To działa gorzej niż
to (screen mojego autorstwa, nie żadne połączenie conceptu ze screenem). I to właśnie ten drugi screen pokazuje profesjonalną, "komiksową" jak to się czasem określa grafikę pewnej niezwykle popularnej i chwalonej gry z 2012. I gra o dziwo chodzi nawet na nieco słabszych komputerach, nie ma prawie żadnych błędów ani awarii! Magia? Optymalizacja. Electronic Arts nawet nie potrafiło dobrze zoptymalizować Battlefielda mającego budżet wielokrotnie większy od serii The Sims, bedącego flagowym tytułem, nad którym pracują najlepsi specjaliści (a od takowych, flagowych produkcji zależy przestrzeganie marki, jaką tworzy Electronic Arts). Więc osobiście odradzałbym dążeniu w przekonanie, że słaba grafika nadrobi grywalnością TS4, na który przeznaczy się mniej pieniążków i nieco mniej uzdolnionych informatyków i artystów. A Elektronicy nie wydali praktycznie żadnej dopracowanej gry od 2-3 lat (stąd tak powszechna krytyka produktów jak i ich samych), jednak skuteczny marketing i spuścizna, a właściwie czysta kontynuacja dobrych tytułów wydanych 5-8 lat temu robi swoje.
Nie wierzę, aby The Sims 4 było grą dopracowaną. Zastanawiam się, czy w ogóle The Sims 4 będzie potraktowane jak wszystkie współczesne gry wysokobudżetowe i trwale połączone z platformą Origin (coś jak gry na Steamie, którego przecież w pewnym sensie konkurencją jest Origin). Nie muszę chyba tłumaczyć, że do tak "połączonej" gry nie stworzycie sami żadnego DLC? Peggy, Cazy czy Navetsea nie będzie mogła wam stworzyć ładnych fryzurek czy mebelków, bo taką wyłączność miałoby EA. Ale przecież takich rzeczy nie ogłasza się przed premierą... The Sims 3 działa jak działa, bo wszystkie obiekty są osobnymi częściami i są interaktywne? nieprawda.
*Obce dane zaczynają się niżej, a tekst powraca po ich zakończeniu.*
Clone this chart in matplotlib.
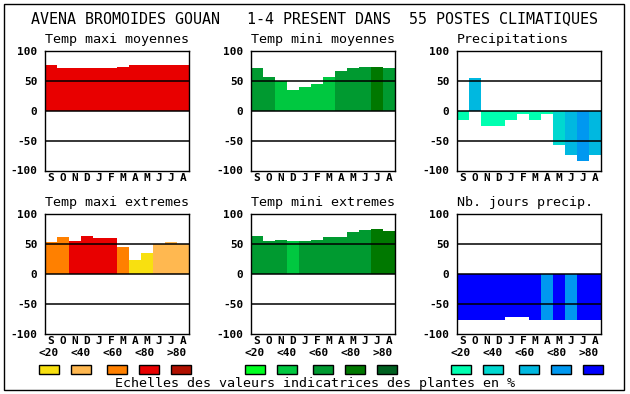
import matplotlib
matplotlib.use('Agg')
import matplotlib.pyplot as plt
from matplotlib.patches import Rectangle

W, H = 630, 394

months = ['S', 'O', 'N', 'D', 'J', 'F', 'M', 'A', 'M', 'J', 'J', 'A']
class_labels = ['<20', '<40', '<60', '<80', '>80']

# colour scales (index = class)
reds = ['#f8e010', '#ffb850', '#ff8000', '#e80000', '#b01000']
greens = ['#00ff20', '#00c840', '#009a30', '#007800', '#006020']
blues = ['#00ffb0', '#00d8d0', '#00b8e0', '#0098f0', '#0000ff']

tmax_moy = [77, 72, 72, 71, 72, 71, 74, 77, 76, 77, 77, 76]
tmax_moy_cls = [3, 3, 3, 3, 3, 3, 3, 3, 3, 3, 3, 3]
tmin_moy = [72, 56, 50, 35, 40, 45, 57, 66, 72, 74, 74, 71]
tmin_moy_cls = [2, 2, 1, 1, 1, 1, 1, 2, 2, 2, 3, 2]
precip = [-15, 54, -25, -25, -16, -6, -16, -6, -57, -74, -84, -74]
precip_cls = [0, 2, 0, 0, 0, 0, 0, 0, 1, 2, 3, 2]
tmax_ext = [53, 62, 55, 63, 60, 60, 45, 23, 35, 50, 53, 50]
tmax_ext_cls = [2, 2, 3, 3, 3, 3, 2, 0, 0, 1, 1, 1]
tmin_ext = [63, 55, 57, 55, 55, 57, 62, 62, 70, 73, 75, 72]
tmin_ext_cls = [2, 2, 2, 1, 2, 2, 2, 2, 2, 2, 3, 3]
njours = [-78, -77, -77, -77, -72, -73, -77, -77, -77, -78, -78, -78]
njours_cls = [4, 4, 4, 4, 4, 4, 4, 3, 4, 3, 4, 4]

panels = [
    ('Temp maxi moyennes', tmax_moy, tmax_moy_cls, reds),
    ('Temp mini moyennes', tmin_moy, tmin_moy_cls, greens),
    ('Precipitations', precip, precip_cls, blues),
    ('Temp maxi extremes', tmax_ext, tmax_ext_cls, reds),
    ('Temp mini extremes', tmin_ext, tmin_ext_cls, greens),
    ('Nb. jours precip.', njours, njours_cls, blues),
]

MONO = 'DejaVu Sans Mono'
col_left = [45, 251, 457]
row_top = [51, 214]
ax_w, ax_h = 144, 119.5


def px_axes(left, top, w, h):
    return [left / W, 1 - (top + h) / H, w / W, h / H]


fig = plt.figure(figsize=(W / 100, H / 100), dpi=100)

# outer frame
fig.patches.append(Rectangle((4 / W, 4 / H), 620 / W, 386 / H, transform=fig.transFigure,
                             fill=False, edgecolor='black', linewidth=1))

fig.text(31 / W, 1 - 22.7 / H,
         'AVENA BROMOIDES GOUAN   1-4 PRESENT DANS  55 POSTES CLIMATIQUES',
         family=MONO, fontsize=10.8, ha='left', va='baseline')

for i, (title, vals, cls, pal) in enumerate(panels):
    r, c = divmod(i, 3)
    ax = fig.add_axes(px_axes(col_left[c], row_top[r], ax_w, ax_h))
    x = range(len(vals))
    ax.bar(x, vals, width=1.0, color=[pal[k] for k in cls], linewidth=0, zorder=1)
    for yl in (50, 0, -50):
        ax.axhline(yl, color='black', linewidth=1.1, zorder=3)
    ax.set_xlim(-0.5, len(vals) - 0.5)
    ax.set_ylim(-100, 100)
    ax.set_yticks([100, 50, 0, -50, -100])
    ax.set_yticklabels(['100', '50', '0', '-50', '-100'], family=MONO,
                       fontsize=8, fontweight='bold')
    ax.set_xticks(list(x))
    ax.set_xticklabels(months, family=MONO, fontsize=8, fontweight='bold')
    ax.tick_params(length=0, pad=1.5, axis='x')
    ax.tick_params(length=0, pad=5.5, axis='y')
    for s in ax.spines.values():
        s.set_linewidth(1)
    ax.set_title(title, loc='left', family=MONO, fontsize=9.6, pad=5.5)

# legends of the colour scales
box_off = [-6, 26, 62, 94, 126]
for c, pal in enumerate([reds, greens, blues]):
    left = col_left[c]
    for k, lab in enumerate(class_labels):
        fig.text((left + 4 + 32 * k) / W, 1 - 353 / H, lab, family=MONO,
                 fontsize=8, fontweight='bold', ha='center', va='center')
        fig.patches.append(Rectangle(((left + box_off[k]) / W, 1 - 373.5 / H), 20 / W, 9 / H,
                                     transform=fig.transFigure, facecolor=pal[k],
                                     edgecolor='black', linewidth=1))

fig.text(115 / W, 1 - 386.5 / H, 'Echelles des valeurs indicatrices des plantes en %',
         family=MONO, fontsize=9.6, ha='left', va='baseline')

fig.savefig('out.png', dpi=100)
RED Kit, prezent od CD Projectu dla graczy Wiedźmina 2 pozwala na coś zbliżonego do budowania w The Sims, chociaż dużo bardziej złożonego, o niesamowitej grafice. Działa? Działa, i to całkiem dobrze. W przeciwności do naszych Simsów.
A tak na koniec: na SimsVIP znalazłem interesujący
screen prawdopodobnie ze wczesnej wersji The Sims 4.. Wstawki z pngs i grupami można odrzucić, to są dane dla programistów, ale widać, jak to się prezentuje. Powtarzam, szału nie ma, wypada nawet bardziej... ubogo. A i zabrano najważniejszą rzecz dla wszystkich budujących w The Sims 3 - a jest to grupa dość spora i sam do niej należę - create a style. W końcu będzie większe pole do popisu w powstającym już STORE
Bieda, bieda, jeszcze raz bieda. Zostaję przy trójce i akurat ja nie należę do osób zmieniających zdanie pod wpływem marketingowej perswazji na miesiąc przed premierą gry.
Niedopracowana, uboga słodycz.
Dziękuję za uwagę, zwłaszcza tym, którzy dotrwali do końca tego długiego postu, podkreślam, że to jedynie opinia i szanuję zdanie innych, którym nowa część gry bardzo się podoba, pozdrawiam, Deth.